There is also tremendous pressure in the polyamory community to punish and ostracize people when there is a misunderstanding, especially if it is sexual or romantic. In the current community, misunderstandings are assumed to be intentional and mistakes are assumed to be malicious. Very little room is made for understanding neurodivergence or the fact that not everyone processes social cues in the same way. In the poly community, when there is a conflict, the overwhelming majority of the community will simply side with the higher-status side (which will never be the side of the autistic person - we just don't have the social skills for it). It is an extremely unsafe environment for someone who doesn't socialize in a neurotypical way. Andraya from the blog "Aspergers and Me" echoes my concerns:
I used to try to be active in poly communities, both online and IRL. What I found was a community that was extremely unwelcoming, and at times outright hostile, to mental illness and neurological differences. The general concept that people like me should know our place existed there too, with the idea that people who struggle with mental issues just shouldn’t be poly. With so much speaking out in favor of getting away from monogamous norms and getting off the relationship escalator and whatnot, I was sometimes shocked at their narrow acceptance of neurology. I often felt hurt at things I saw and how some individuals treated me and the overall attitudes I saw towards neurodiversity, and eventually I just gave up. I no longer go into poly spaces, as they are decidedly unsafe for me.

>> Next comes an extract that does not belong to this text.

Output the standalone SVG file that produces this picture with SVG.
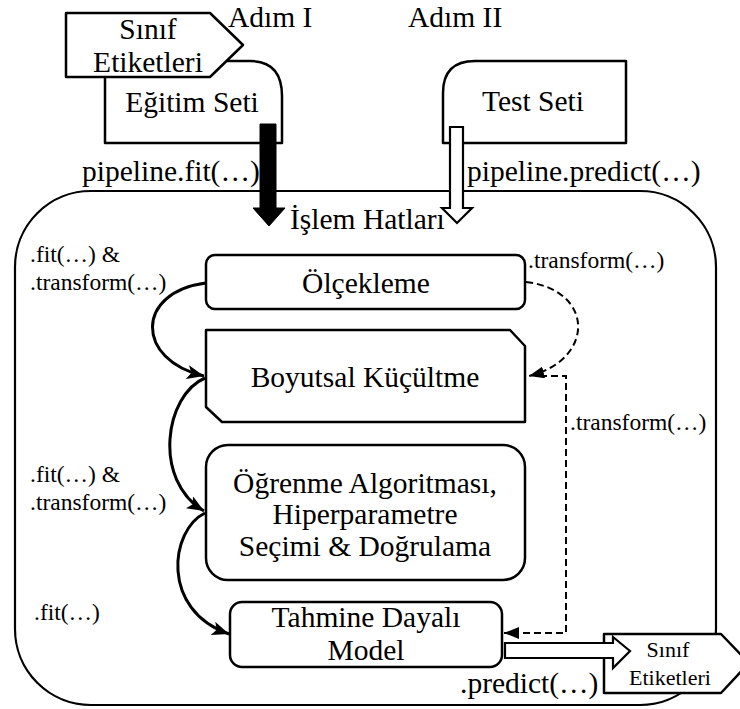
<svg xmlns="http://www.w3.org/2000/svg" width="740" height="709" viewBox="0 0 740 709" font-family="'Liberation Serif', 'DejaVu Serif', serif">
<style>
.bg{fill:#fff}
.box{fill:#fff;stroke:#000;stroke-width:2.5;stroke-linejoin:round}
.cont{fill:#fff;stroke:#000;stroke-width:2.2}
.t{font-family:'Liberation Serif','DejaVu Serif',serif;font-size:29.5px;fill:#000;text-anchor:middle}
.l{text-anchor:start}
.s{font-family:'Liberation Serif','DejaVu Serif',serif;font-size:23.5px;fill:#000;text-anchor:start}
.m{font-size:22px}
.conn{fill:none;stroke:#000;stroke-width:3}
.dash{fill:none;stroke:#000;stroke-width:2;stroke-dasharray:7 4}
.blk{fill:#000;stroke:#000;stroke-width:1}
.wht{fill:#fff;stroke:#000;stroke-width:2.2;stroke-linejoin:miter}
</style>
<defs>
<marker id="ah" markerUnits="userSpaceOnUse" markerWidth="18" markerHeight="14" refX="17" refY="7" orient="auto"><path d="M0,0 L17,7 L0,14 L4,7 z" fill="#000"/></marker>
<marker id="ahd" markerUnits="userSpaceOnUse" markerWidth="16" markerHeight="12" refX="15" refY="6" orient="auto"><path d="M0,0 L15,6 L0,12 z" fill="#000"/></marker>
</defs>
<rect class="bg" x="0" y="0" width="740" height="709"/>

<g id="pipeline">
<rect class="cont" x="15" y="191" width="701" height="514" rx="76" ry="76"/>
<text class="t l" x="290" y="229">İşlem Hatları</text>
</g>

<g id="egitim-seti">
<path class="box" d="M105,143 V61 H250 Q282,61 282,96 V143 Z"/>
<text class="t" x="192" y="112">Eğitim Seti</text>
</g>

<g id="sinif-etiketleri-in">
<polygon class="box" points="66,13 210,13 243,45 210,77 66,77"/>
<text class="t" x="148" y="39">Sınıf</text>
<text class="t" x="148" y="72">Etiketleri</text>
</g>

<g id="test-seti">
<path class="box" d="M443,143 V93 Q443,61 475,61 H626 V143 Z"/>
<text class="t" x="533" y="111">Test Seti</text>
</g>

<text class="t l" x="228" y="27">Adım I</text>
<text class="t l" x="408" y="27">Adım II</text>

<g id="olcekleme">
<rect class="box" x="206" y="255" width="319" height="54" rx="9"/>
<text class="t" x="366" y="293">Ölçekleme</text>
</g>

<g id="boyutsal">
<polygon class="box" points="206,330 510,330 525,346 525,422 222,422 206,407"/>
<text class="t" x="365" y="387">Boyutsal Küçültme</text>
</g>

<g id="ogrenme">
<rect class="box" x="206" y="445" width="319" height="135" rx="22"/>
<text class="t" x="365" y="493">Öğrenme Algoritması,</text>
<text class="t" x="365" y="524">Hiperparametre</text>
<text class="t" x="365" y="556">Seçimi &amp; Doğrulama</text>
</g>

<g id="tahmine">
<rect class="box" x="230" y="602" width="272" height="65" rx="12"/>
<text class="t" x="366" y="627">Tahmine Dayalı</text>
<text class="t" x="366" y="660">Model</text>
</g>

<g id="sinif-etiketleri-out">
<polygon class="box" points="604,634 721,634 749,663 721,693 604,693"/>
<text class="t m" x="668" y="657">Sınıf</text>
<text class="t m" x="670" y="685">Etiketleri</text>
</g>

<g id="connectors">
<polygon class="blk" points="260,124 276,124 276,208 285,208 269,226 253,208 260,208"/>
<polygon class="wht" points="450,127 463,127 463,208 472,208 457,223 442,208 450,208"/>
<path class="conn" d="M206,283 C135,292 135,360 204,376" marker-end="url(#ah)"/>
<path class="conn" d="M205,378 C165,395 152,480 204,511" marker-end="url(#ah)"/>
<path class="conn" d="M205,513 C170,530 160,610 229,634" marker-end="url(#ah)"/>
<path class="dash" d="M526,282 C595,290 595,360 529,376" marker-end="url(#ahd)"/>
<path class="dash" d="M540,376 H566 V633 H504" marker-end="url(#ahd)"/>
<polygon class="wht" points="505,643 613,643 613,637 630,651 613,668 613,658 505,658"/>
</g>

<g id="labels">
<text class="t l" x="82" y="181">pipeline.fit(…)</text>
<text class="t l" x="467" y="181">pipeline.predict(…)</text>
<text class="s" x="30" y="262">.fit(…) &amp;</text>
<text class="s" x="30" y="290">.transform(…)</text>
<text class="s" x="528" y="268">.transform(…)</text>
<text class="s" x="570" y="430">.transform(…)</text>
<text class="s" x="30" y="482">.fit(…) &amp;</text>
<text class="s" x="30" y="510">.transform(…)</text>
<text class="s" x="34" y="620">.fit(…)</text>
<text class="t l" x="460" y="693">.predict(…)</text>
</g>
</svg>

My experience has been similar. I'm unwelcome in some poly spaces due to conflicts resulting from different ways of thinking and communicating, and not one single organization or leader has been willing to develop an understanding of the different ways people communicate and connect, and how that can lead to misunderstanding and hurt feelings. The overwhelming message I've gotten from the polyamory community is that People Like Me are not welcome there.

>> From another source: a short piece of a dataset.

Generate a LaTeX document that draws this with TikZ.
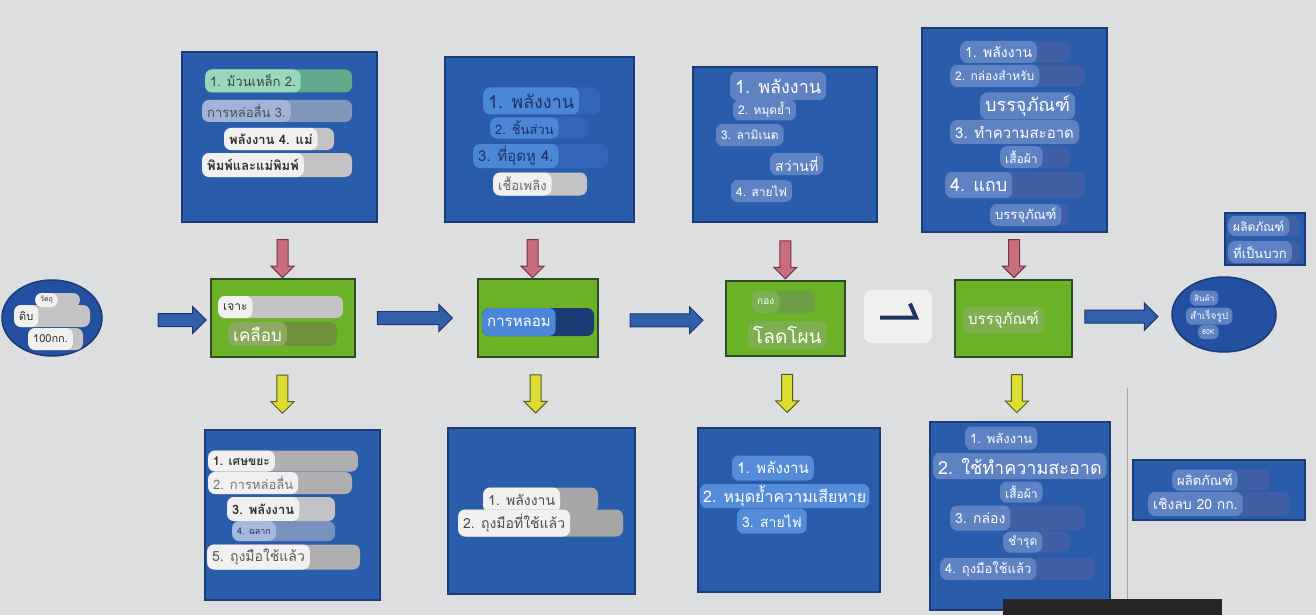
\documentclass[tikz,border=0pt]{standalone}
\usepackage{fontspec}
\setmainfont{Loma}[Script=Thai]
\usetikzlibrary{shapes.geometric,shapes.arrows,calc}
\definecolor{bg}{RGB}{221,222,224}
\definecolor{boxblue}{RGB}{42,92,172}
\definecolor{boxbord}{RGB}{28,58,118}
\definecolor{grn}{RGB}{108,178,38}
\definecolor{grnbord}{RGB}{45,75,40}
\definecolor{mint}{RGB}{150,215,190}
\definecolor{mintd}{RGB}{95,170,140}
\definecolor{lgb}{RGB}{160,180,215}
\definecolor{lgbd}{RGB}{130,150,185}
\definecolor{wbc}{RGB}{240,240,238}
\definecolor{gext}{RGB}{195,195,198}
\definecolor{bb}{RGB}{75,135,215}
\definecolor{bbd}{RGB}{50,100,185}
\definecolor{sb}{RGB}{95,130,195}
\definecolor{sbd}{RGB}{65,95,165}
\definecolor{bb3}{RGB}{85,140,215}
\definecolor{olive}{RGB}{140,170,95}
\definecolor{olived}{RGB}{110,145,60}
\definecolor{gbub}{RGB}{125,175,80}
\definecolor{lbl}{RGB}{165,185,220}
\definecolor{lbld}{RGB}{120,145,190}
\definecolor{navy}{RGB}{30,50,100}
\definecolor{pinkf}{RGB}{200,110,125}
\definecolor{pinkd}{RGB}{120,50,70}
\definecolor{yelf}{RGB}{220,220,50}
\definecolor{yeld}{RGB}{90,90,40}
\definecolor{harf}{RGB}{50,95,170}
\definecolor{hard}{RGB}{30,55,110}
\definecolor{ellf}{RGB}{35,80,160}
\newcommand\fz[1]{\fontsize{#1}{#1}\selectfont}
% name, x, y, h, xext, node style, ext colour, text
\newcommand\bub[8]{%
  \fill[#7, rounded corners=7pt] (#2,#3-#4/2) rectangle (#5,#3+#4/2);
  \node[bubble, minimum height=#4pt, anchor=west, #6] (#1) at (#2,#3) {#8};
}
\begin{document}
\begin{tikzpicture}[x=1pt,y=-1pt,
  bluebox/.style={draw=boxbord, fill=boxblue, line width=1.5pt},
  grnbox/.style={draw=grnbord, fill=grn, line width=2pt},
  bubble/.style={rounded corners=7pt, inner xsep=5pt, inner ysep=0pt, font=\fz{13}},
  wb/.style={fill=wbc, text=black!80},
  sbs/.style={fill=sb, text=white},
  bbs/.style={fill=bb, text=navy},
  harrow/.style={single arrow, draw=hard, fill=harf, line width=1pt, inner xsep=0pt, inner ysep=6pt, single arrow head extend=7pt, single arrow head indent=0pt},
  parrow/.style={single arrow, draw=pinkd, fill=pinkf, line width=1pt, inner xsep=0pt, inner ysep=5pt, single arrow head extend=6pt, single arrow head indent=0pt, rotate=-90, minimum height=38pt},
  yarrow/.style={single arrow, draw=yeld, fill=yelf, line width=1pt, inner xsep=0pt, inner ysep=5pt, single arrow head extend=6pt, single arrow head indent=0pt, rotate=-90, minimum height=38pt},
]
\useasboundingbox (0,0) rectangle (1316,615);
\fill[bg] (0,0) rectangle (1316,615);

% main boxes
\node[bluebox, minimum width=195pt, minimum height=170pt] (t1) at (279.5,137) {};
\node[bluebox, minimum width=189pt, minimum height=165pt] (t2) at (539.5,139.5) {};
\node[bluebox, minimum width=184pt, minimum height=155pt] (t3) at (785,144.5) {};
\node[bluebox, minimum width=185pt, minimum height=204pt] (t4) at (1014.5,130) {};
\node[bluebox, minimum width=80pt, minimum height=52pt] (tr) at (1265,239) {};
\node[grnbox, minimum width=144pt, minimum height=78pt] (g1) at (283,318) {};
\node[grnbox, minimum width=120pt, minimum height=78pt] (g2) at (538,318) {};
\node[grnbox, minimum width=119pt, minimum height=75pt] (g3) at (785.5,318.5) {};
\node[fill=wbc, rounded corners=8pt, minimum width=68pt, minimum height=53pt] (wbx) at (898,316.5) {};
\node[grnbox, minimum width=117pt, minimum height=77pt] (g4) at (1013.5,318.5) {};
\node[ellipse, draw=boxbord, fill=ellf, line width=1.5pt, minimum width=100pt, minimum height=76pt, inner sep=0pt] (el) at (52,318) {};
\node[ellipse, draw=boxbord, fill=ellf, line width=1.5pt, minimum width=104pt, minimum height=75pt, inner sep=0pt] (er) at (1224,314.5) {};
\node[bluebox, minimum width=175pt, minimum height=170pt] (b1) at (292.5,515) {};
\node[bluebox, minimum width=187pt, minimum height=166pt] (b2) at (541.5,511) {};
\node[bluebox, minimum width=182pt, minimum height=164pt] (b3) at (789,510) {};
\node[bluebox, minimum width=180pt, minimum height=188pt] (b4) at (1020,516) {};
\node[bluebox, minimum width=172pt, minimum height=60pt] (b5) at (1219,490) {};

% hook symbol in white box
\draw[navy, line width=4pt] ($(wbx.center)+(-18,1)$) coordinate (hk1) -- ($(wbx.center)+(18,1)$) coordinate (hk2) -- ($(wbx.center)+(12,-13)$) coordinate (hk3);

% thin bracket line and dark bar
\draw[gray!70, line width=0.6pt] (1127,388) -- (1127,600);
\fill[black!85] (1003,599) rectangle (1222,615);

% horizontal block arrows
\node[harrow, minimum height=48pt] (h1) at ($(el.east)!0.71!(g1.west)+(0,2)$) {};
\node[harrow, minimum height=75pt] (h2) at ($(g1.east)!0.46!(g2.west)$) {};
\node[harrow, minimum height=73pt] (h3) at ($(g2.east)!0.51!(g3.west)+(0,2)$) {};
\node[harrow, minimum height=73pt] (h4) at ($(g4.east)!0.46!(er.west)$) {};

% pink arrows (inputs)
\node[parrow] (p1a) at ($(t1.south)!0.6!(g1.north)+(1,0)$) {};
\node[parrow] (p2a) at ($(t2.south)!0.6!(g2.north)+(-6,0)$) {};
\node[parrow] (p3a) at ($(t3.south)!0.6!(g3.north)$) {};
\node[parrow] (p4a) at ($(t4.south)!0.5!(g4.north)$) {};
% yellow arrows (outputs)
\node[yarrow] (y1a) at ($(g1.south)!0.47!(b1.north)+(-5,0)$) {};
\node[yarrow] (y2a) at ($(g2.south)!0.48!(b2.north)+(-4,0)$) {};
\node[yarrow] (y3a) at ($(g3.south)!0.48!(b3.north)$) {};
\node[yarrow] (y4a) at ($(g4.south)!0.52!(b4.north)$) {};

% top box 1
\bub{a1}{205}{81}{23}{352}{fill=mint, text=black!75}{mintd}{1. ม้วนเหล็ก 2.}
\bub{a2}{202}{111}{22}{352}{fill=lgb, text=black!70}{lgbd}{การหล่อลื่น 3.}
\bub{a3}{224}{139}{22}{334}{wb, font=\fz{13}\bfseries}{gext}{พลังงาน 4. แม่}
\bub{a4}{202}{165}{24}{352}{wb, font=\fz{13}\bfseries}{gext}{พิมพ์และแม่พิมพ์}

% top box 2
\bub{b1t}{483}{101}{27}{600}{bbs, font=\fz{18}}{bbd}{1. พลังงาน}
\bub{b2t}{490}{128}{21}{588}{bbs}{bbd}{2. ชิ้นส่วน}
\bub{b3t}{473}{156}{24}{608}{bbs, font=\fz{15}}{bbd}{3. ที่อุดหู 4.}
\bub{b4t}{493}{184}{23}{587}{wb, text=black!60}{gext}{เชื้อเพลิง}

% top box 3
\bub{c1}{730}{86}{28}{740}{sbs, font=\fz{18}}{sb}{1. พลังงาน}
\bub{c2}{733}{110}{21}{743}{sbs, font=\fz{12}}{sb}{2. หมุดย้ำ}
\bub{c3}{716}{135}{22}{726}{sbs, font=\fz{12}}{sb}{3. ลามิเนต}
\bub{c4}{770}{164}{22}{780}{sbs, font=\fz{14}}{sb}{สว่านที่}
\bub{c5}{731}{191}{22}{741}{sbs, font=\fz{12}}{sb}{4. สายไฟ}

% top box 4
\bub{d1}{960}{52}{22}{1070}{sbs, font=\fz{14}}{sbd}{1. พลังงาน}
\bub{d2}{950}{76}{22}{1085}{sbs, font=\fz{12}}{sbd}{2. กล่องสำหรับ}
\bub{d3}{980}{106}{27}{1072}{sbs, font=\fz{18}}{sbd}{บรรจุภัณฑ์}
\bub{d4}{950}{132}{24}{1080}{sbs, font=\fz{15}}{sbd}{3. ทำความสะอาด}
\bub{d5}{1000}{157}{22}{1070}{sbs, font=\fz{12}}{sbd}{เสื้อผ้า}
\bub{d6}{945}{185}{26}{1085}{sbs, font=\fz{18}}{sbd}{4. แถบ}
\bub{d7}{990}{215}{22}{1068}{sbs, font=\fz{13}}{sbd}{บรรจุภัณฑ์}

% top right box
\bub{s1}{1228}{226}{20}{1300}{sbs, font=\fz{12}}{sbd}{ผลิตภัณฑ์}
\bub{s2}{1228}{252}{22}{1300}{sbs, font=\fz{13}}{sbd}{ที่เป็นบวก}

% green boxes
\bub{e1}{218}{307}{22}{343}{wb, font=\fz{12}}{gext}{เจาะ}
\bub{e2}{228}{334}{24}{337}{fill=olive, text=white, font=\fz{17}}{olived}{เคลือบ}
\bub{f1}{482}{322}{28}{594}{fill=bb, text=white, font=\fz{15}}{boxbord}{การหลอม}
\bub{gg1}{752}{302}{22}{815}{fill=gbub, text=white, font=\fz{10}}{gbub!90!black}{กอง}
\bub{gg2}{748}{335}{28}{815}{fill=gbub, text=white, font=\fz{19}}{gbub!90!black}{โลดโผน}
\bub{hh1}{963}{320}{27}{973}{fill=gbub, text=white, font=\fz{15}}{gbub}{บรรจุภัณฑ์}

% left ellipse
\bub{l2}{14}{316}{22}{90}{wb, font=\fz{11}}{gext}{ดิบ}
\bub{l1}{35}{300}{14}{80}{wb, font=\fz{7}}{gext}{วัตถุ}
\bub{l3}{28}{339}{22}{83}{wb, font=\fz{11}}{gext}{100กก.}

% right ellipse
\bub{r1}{1190}{298}{15}{1200}{fill=sb, text=white, font=\fz{8}, rounded corners=5pt, inner xsep=4pt}{sb}{สินค้า}
\bub{r2}{1186}{316}{17}{1196}{fill=sb, text=white, font=\fz{10}, rounded corners=5pt, inner xsep=4pt}{sb}{สำเร็จรูป}
\bub{r3}{1198}{332}{14}{1208}{fill=sb, text=white, font=\fz{7}, rounded corners=5pt, inner xsep=4pt}{sb}{80K}

% bottom box 1
\bub{m1}{208}{461}{21}{358}{wb, font=\fz{12}\bfseries}{gext!90!black}{1. เศษขยะ}
\bub{m2}{208}{483}{22}{352}{fill=white!88!gray, text=black!55, font=\fz{13}}{gext!90!black}{2. การหล่อลื่น}
\bub{m3}{227}{509}{24}{335}{wb, font=\fz{13}\bfseries}{gext}{3. พลังงาน}
\bub{m4}{232}{531}{20}{335}{fill=lbl, text=navy, font=\fz{9}}{lbld}{4. ฉลาก}
\bub{m5}{207}{557}{25}{360}{wb, text=black!65, font=\fz{14}}{gext!90!black}{5. ถุงมือใช้แล้ว}

% bottom box 2
\bub{n1}{483}{500}{25}{598}{wb, text=black!70, font=\fz{14}}{gray!70}{1. พลังงาน}
\bub{n2}{458}{523}{27}{623}{wb, text=black!70, font=\fz{14}}{gray!70}{2. ถุงมือที่ใช้แล้ว}

% bottom box 3
\bub{o1}{732}{468}{25}{742}{fill=bb3, text=white, font=\fz{15}}{bb3}{1. พลังงาน}
\bub{o2}{700}{496}{24}{710}{fill=bb3, text=white, font=\fz{16}, inner xsep=3pt}{bb3}{2. หมุดย้ำความเสียหาย}
\bub{o3}{737}{521}{25}{747}{fill=bb3, text=white, font=\fz{14}}{bb3}{3. สายไฟ}

% bottom box 4
\bub{q1}{965}{438}{23}{975}{sbs, font=\fz{13}}{sb}{1. พลังงาน}
\bub{q2}{933}{466}{26}{943}{sbs, font=\fz{18}}{sb}{2. ใช้ทำความสะอาด}
\bub{q3}{1000}{492}{21}{1010}{sbs, font=\fz{12}}{sb}{เสื้อผ้า}
\bub{q4}{950}{518}{25}{1085}{sbs, font=\fz{14}}{sbd}{3. กล่อง}
\bub{q5}{1003}{542}{21}{1070}{sbs, font=\fz{12}}{sbd}{ชำรุด}
\bub{q6}{940}{569}{22}{1095}{sbs, font=\fz{13}}{sbd}{4. ถุงมือใช้แล้ว}

% bottom box 5
\bub{u1}{1172}{480}{21}{1270}{sbs, font=\fz{13}}{sbd}{ผลิตภัณฑ์}
\bub{u2}{1148}{504}{24}{1290}{sbs, font=\fz{14}}{sbd}{เชิงลบ 20 กก.}
\end{tikzpicture}
\end{document}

I sometimes say that I don't see my autism as a disability - I see it as a superpower. Most of the good things in my life are a result of the strange way that I see and process things. I think that the relationships I have are far more satisfying and meaningful because of the ways that I am different. All relationships benefit from more explicit communication and fewer assumptions. Many things in life, relationships included, benefit from a rigorous logical approach. Today is Autistic Pride Day, so I want to reaffirm that I have no wish to be neurotypical. Autism has improved my life in innumerable ways even as it makes certain things more difficult. My main hope is that the outside world becomes more comfortable with these differences and starts valuing us for the nonstandard ways we look at the world instead of simply seeking to punish us.